What is needed » Scan the lines below for the word "that". Copy each line you find it in.

╭─ Input data

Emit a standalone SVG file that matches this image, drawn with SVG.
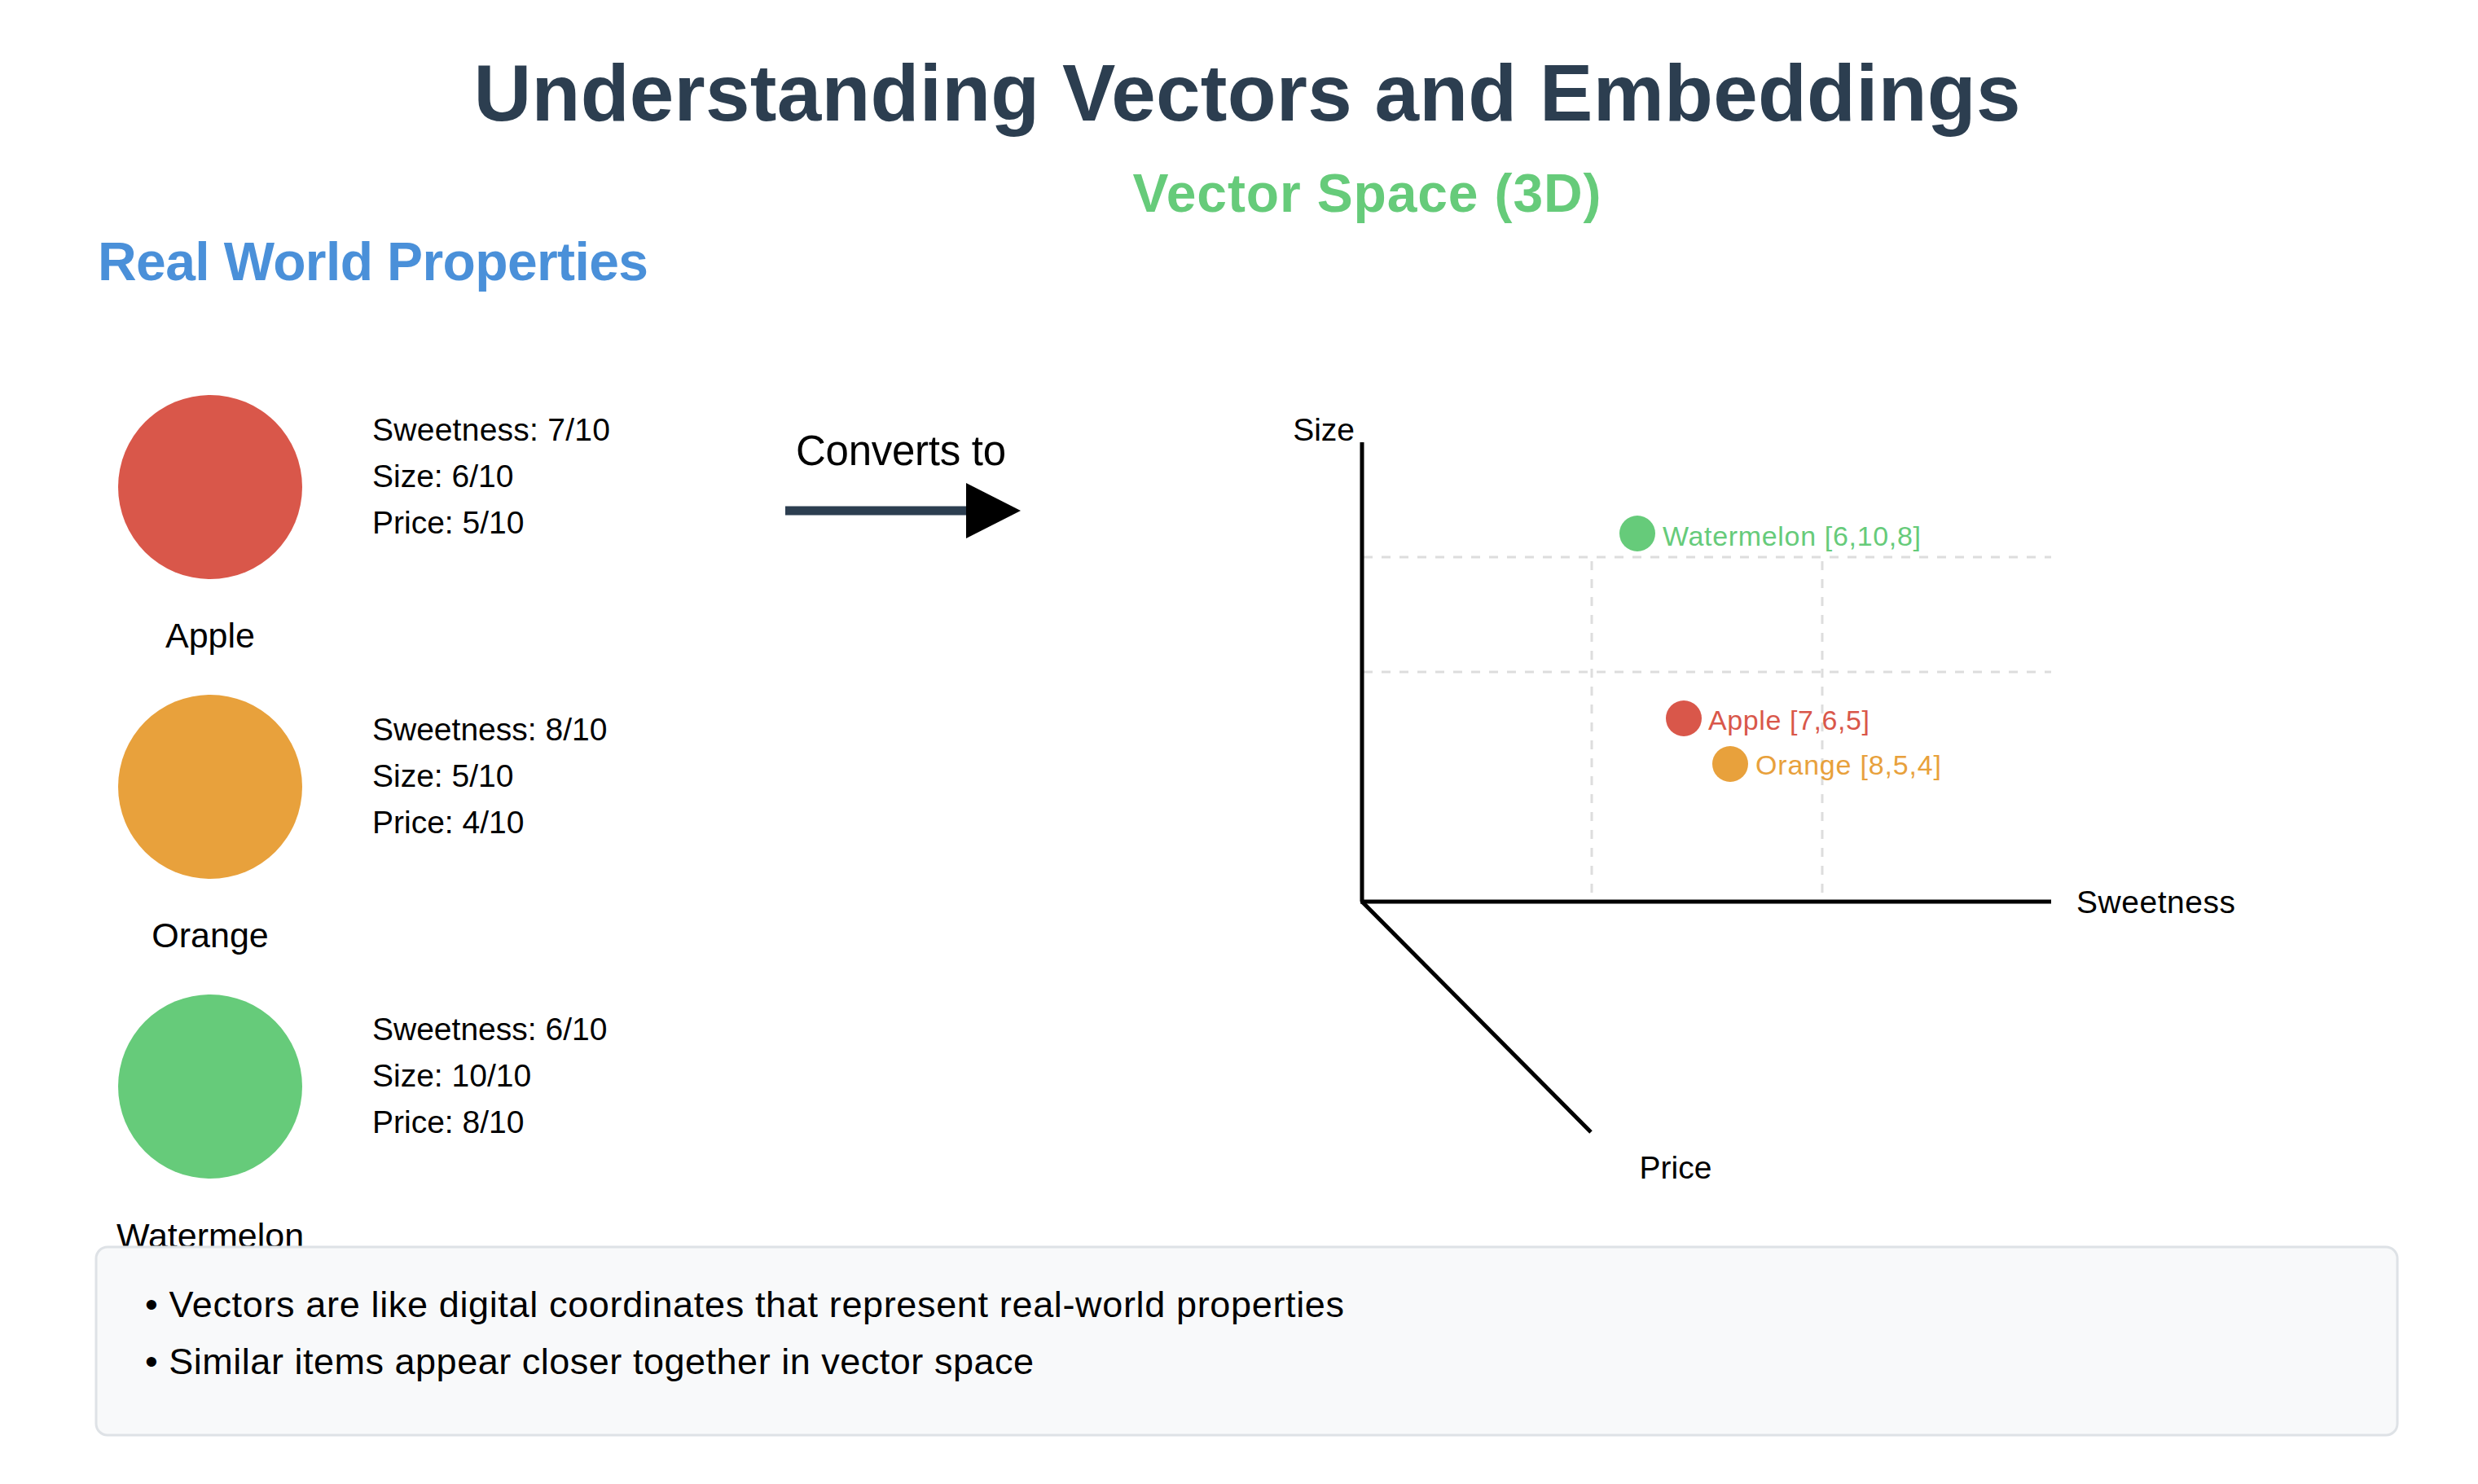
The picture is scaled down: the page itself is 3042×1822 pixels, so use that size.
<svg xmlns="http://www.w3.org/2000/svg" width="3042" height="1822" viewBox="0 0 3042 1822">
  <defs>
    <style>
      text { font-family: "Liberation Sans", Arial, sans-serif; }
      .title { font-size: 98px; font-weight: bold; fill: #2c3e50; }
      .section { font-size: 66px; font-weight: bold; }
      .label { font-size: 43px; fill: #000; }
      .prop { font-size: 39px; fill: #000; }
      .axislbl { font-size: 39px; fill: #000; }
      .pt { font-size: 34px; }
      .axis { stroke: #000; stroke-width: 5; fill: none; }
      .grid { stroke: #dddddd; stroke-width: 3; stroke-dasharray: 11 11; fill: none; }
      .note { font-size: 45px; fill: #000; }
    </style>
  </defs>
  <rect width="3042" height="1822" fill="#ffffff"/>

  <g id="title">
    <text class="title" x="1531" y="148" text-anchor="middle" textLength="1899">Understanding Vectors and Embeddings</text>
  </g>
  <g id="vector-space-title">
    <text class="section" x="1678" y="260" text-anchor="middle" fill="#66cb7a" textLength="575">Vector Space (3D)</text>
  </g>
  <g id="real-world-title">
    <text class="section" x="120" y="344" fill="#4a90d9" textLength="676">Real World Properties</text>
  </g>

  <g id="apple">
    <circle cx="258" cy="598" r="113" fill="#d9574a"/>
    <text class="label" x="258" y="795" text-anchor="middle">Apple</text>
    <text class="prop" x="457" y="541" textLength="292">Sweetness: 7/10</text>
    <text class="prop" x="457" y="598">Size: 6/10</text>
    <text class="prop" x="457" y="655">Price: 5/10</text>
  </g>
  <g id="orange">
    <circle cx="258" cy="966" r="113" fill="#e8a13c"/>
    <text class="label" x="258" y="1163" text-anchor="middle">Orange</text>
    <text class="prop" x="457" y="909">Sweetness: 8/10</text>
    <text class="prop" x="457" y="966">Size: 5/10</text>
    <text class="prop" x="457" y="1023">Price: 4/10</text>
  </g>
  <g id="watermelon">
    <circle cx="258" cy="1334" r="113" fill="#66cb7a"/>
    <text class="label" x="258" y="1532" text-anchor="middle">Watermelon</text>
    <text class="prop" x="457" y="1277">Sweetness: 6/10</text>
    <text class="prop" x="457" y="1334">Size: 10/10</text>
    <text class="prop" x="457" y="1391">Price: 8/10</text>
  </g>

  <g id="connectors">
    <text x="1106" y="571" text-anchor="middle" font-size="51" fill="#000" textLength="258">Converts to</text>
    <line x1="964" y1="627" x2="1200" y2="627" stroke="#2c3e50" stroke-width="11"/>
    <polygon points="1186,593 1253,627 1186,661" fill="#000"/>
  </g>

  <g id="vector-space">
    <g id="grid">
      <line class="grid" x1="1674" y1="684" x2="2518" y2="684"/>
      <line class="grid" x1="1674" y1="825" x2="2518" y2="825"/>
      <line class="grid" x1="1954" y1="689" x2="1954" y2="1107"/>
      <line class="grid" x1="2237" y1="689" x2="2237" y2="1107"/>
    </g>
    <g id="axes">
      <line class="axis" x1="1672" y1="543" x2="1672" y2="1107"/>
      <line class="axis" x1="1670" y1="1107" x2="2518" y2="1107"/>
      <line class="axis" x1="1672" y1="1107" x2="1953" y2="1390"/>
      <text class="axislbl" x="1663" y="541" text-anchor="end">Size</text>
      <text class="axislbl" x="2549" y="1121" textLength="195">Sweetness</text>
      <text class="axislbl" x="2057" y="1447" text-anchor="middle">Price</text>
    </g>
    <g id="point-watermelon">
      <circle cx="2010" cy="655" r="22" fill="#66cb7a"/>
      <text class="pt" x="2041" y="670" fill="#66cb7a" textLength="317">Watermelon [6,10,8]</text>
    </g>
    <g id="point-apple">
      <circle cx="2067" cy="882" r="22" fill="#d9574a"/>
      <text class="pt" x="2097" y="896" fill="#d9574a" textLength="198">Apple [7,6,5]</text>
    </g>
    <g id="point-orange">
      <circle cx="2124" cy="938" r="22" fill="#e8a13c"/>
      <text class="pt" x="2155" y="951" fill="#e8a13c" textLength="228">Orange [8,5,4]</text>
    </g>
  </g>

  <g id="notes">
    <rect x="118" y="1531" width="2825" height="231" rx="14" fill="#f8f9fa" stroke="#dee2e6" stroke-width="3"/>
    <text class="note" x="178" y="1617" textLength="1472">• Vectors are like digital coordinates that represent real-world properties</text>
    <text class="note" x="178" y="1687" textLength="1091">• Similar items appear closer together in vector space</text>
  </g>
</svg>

╰─
╭─ Input data

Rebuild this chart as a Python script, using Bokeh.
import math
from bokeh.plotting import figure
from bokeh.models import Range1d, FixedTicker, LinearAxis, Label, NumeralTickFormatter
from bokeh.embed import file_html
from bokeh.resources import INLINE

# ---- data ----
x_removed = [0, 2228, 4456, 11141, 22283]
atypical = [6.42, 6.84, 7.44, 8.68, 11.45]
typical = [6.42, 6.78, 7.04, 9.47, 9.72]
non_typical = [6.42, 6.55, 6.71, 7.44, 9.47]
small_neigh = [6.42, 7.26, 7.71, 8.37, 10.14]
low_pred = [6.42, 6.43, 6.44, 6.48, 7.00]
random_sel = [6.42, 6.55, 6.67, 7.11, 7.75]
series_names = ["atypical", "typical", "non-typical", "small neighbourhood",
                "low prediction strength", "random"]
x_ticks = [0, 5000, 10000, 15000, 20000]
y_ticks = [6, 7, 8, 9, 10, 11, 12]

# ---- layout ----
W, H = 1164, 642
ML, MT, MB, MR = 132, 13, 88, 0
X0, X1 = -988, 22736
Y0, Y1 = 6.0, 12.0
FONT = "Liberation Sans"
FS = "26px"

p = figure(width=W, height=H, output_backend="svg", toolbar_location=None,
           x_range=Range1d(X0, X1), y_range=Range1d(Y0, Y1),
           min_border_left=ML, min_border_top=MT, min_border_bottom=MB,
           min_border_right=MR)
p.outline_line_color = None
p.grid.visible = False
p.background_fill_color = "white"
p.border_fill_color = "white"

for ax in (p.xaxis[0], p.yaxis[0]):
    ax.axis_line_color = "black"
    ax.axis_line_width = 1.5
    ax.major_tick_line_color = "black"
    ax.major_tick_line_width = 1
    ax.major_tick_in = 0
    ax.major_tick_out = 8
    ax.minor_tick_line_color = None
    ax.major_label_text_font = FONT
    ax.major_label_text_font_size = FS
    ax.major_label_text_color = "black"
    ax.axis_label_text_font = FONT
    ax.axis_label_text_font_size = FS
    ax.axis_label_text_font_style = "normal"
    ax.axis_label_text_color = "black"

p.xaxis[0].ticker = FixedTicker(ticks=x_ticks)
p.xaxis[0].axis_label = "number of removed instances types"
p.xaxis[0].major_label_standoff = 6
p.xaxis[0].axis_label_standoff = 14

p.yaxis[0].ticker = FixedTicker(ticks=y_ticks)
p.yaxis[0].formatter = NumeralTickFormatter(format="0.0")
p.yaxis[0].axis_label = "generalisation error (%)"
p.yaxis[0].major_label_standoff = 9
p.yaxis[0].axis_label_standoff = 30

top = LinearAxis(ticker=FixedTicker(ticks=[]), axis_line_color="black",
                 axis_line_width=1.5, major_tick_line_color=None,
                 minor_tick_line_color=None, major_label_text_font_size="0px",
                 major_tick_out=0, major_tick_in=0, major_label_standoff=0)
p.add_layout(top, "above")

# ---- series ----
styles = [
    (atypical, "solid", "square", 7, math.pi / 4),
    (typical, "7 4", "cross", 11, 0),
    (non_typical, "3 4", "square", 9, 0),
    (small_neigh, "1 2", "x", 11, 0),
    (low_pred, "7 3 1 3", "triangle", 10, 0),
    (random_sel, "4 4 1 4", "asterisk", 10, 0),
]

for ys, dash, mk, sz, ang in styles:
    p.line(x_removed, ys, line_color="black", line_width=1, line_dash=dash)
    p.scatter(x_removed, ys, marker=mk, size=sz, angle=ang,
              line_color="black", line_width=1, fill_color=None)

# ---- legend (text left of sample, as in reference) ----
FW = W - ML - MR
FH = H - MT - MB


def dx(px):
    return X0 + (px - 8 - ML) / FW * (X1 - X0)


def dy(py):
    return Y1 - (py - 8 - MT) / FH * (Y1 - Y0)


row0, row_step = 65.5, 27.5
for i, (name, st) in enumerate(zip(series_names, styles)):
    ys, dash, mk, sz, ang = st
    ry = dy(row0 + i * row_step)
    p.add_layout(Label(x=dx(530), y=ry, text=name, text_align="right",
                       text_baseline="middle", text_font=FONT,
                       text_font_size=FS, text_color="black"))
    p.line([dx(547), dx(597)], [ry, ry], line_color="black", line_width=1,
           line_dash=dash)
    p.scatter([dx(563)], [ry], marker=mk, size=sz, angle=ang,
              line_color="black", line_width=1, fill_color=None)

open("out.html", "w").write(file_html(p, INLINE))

╰─

Reply to the exercise »
Emit a standalone SVG file that matches this image, drawn with SVG.
The picture is scaled down: the page itself is 3042×1822 pixels, so use that size.
    <text class="note" x="178" y="1617" textLength="1472">• Vectors are like digital coordinates that represent real-world properties</text>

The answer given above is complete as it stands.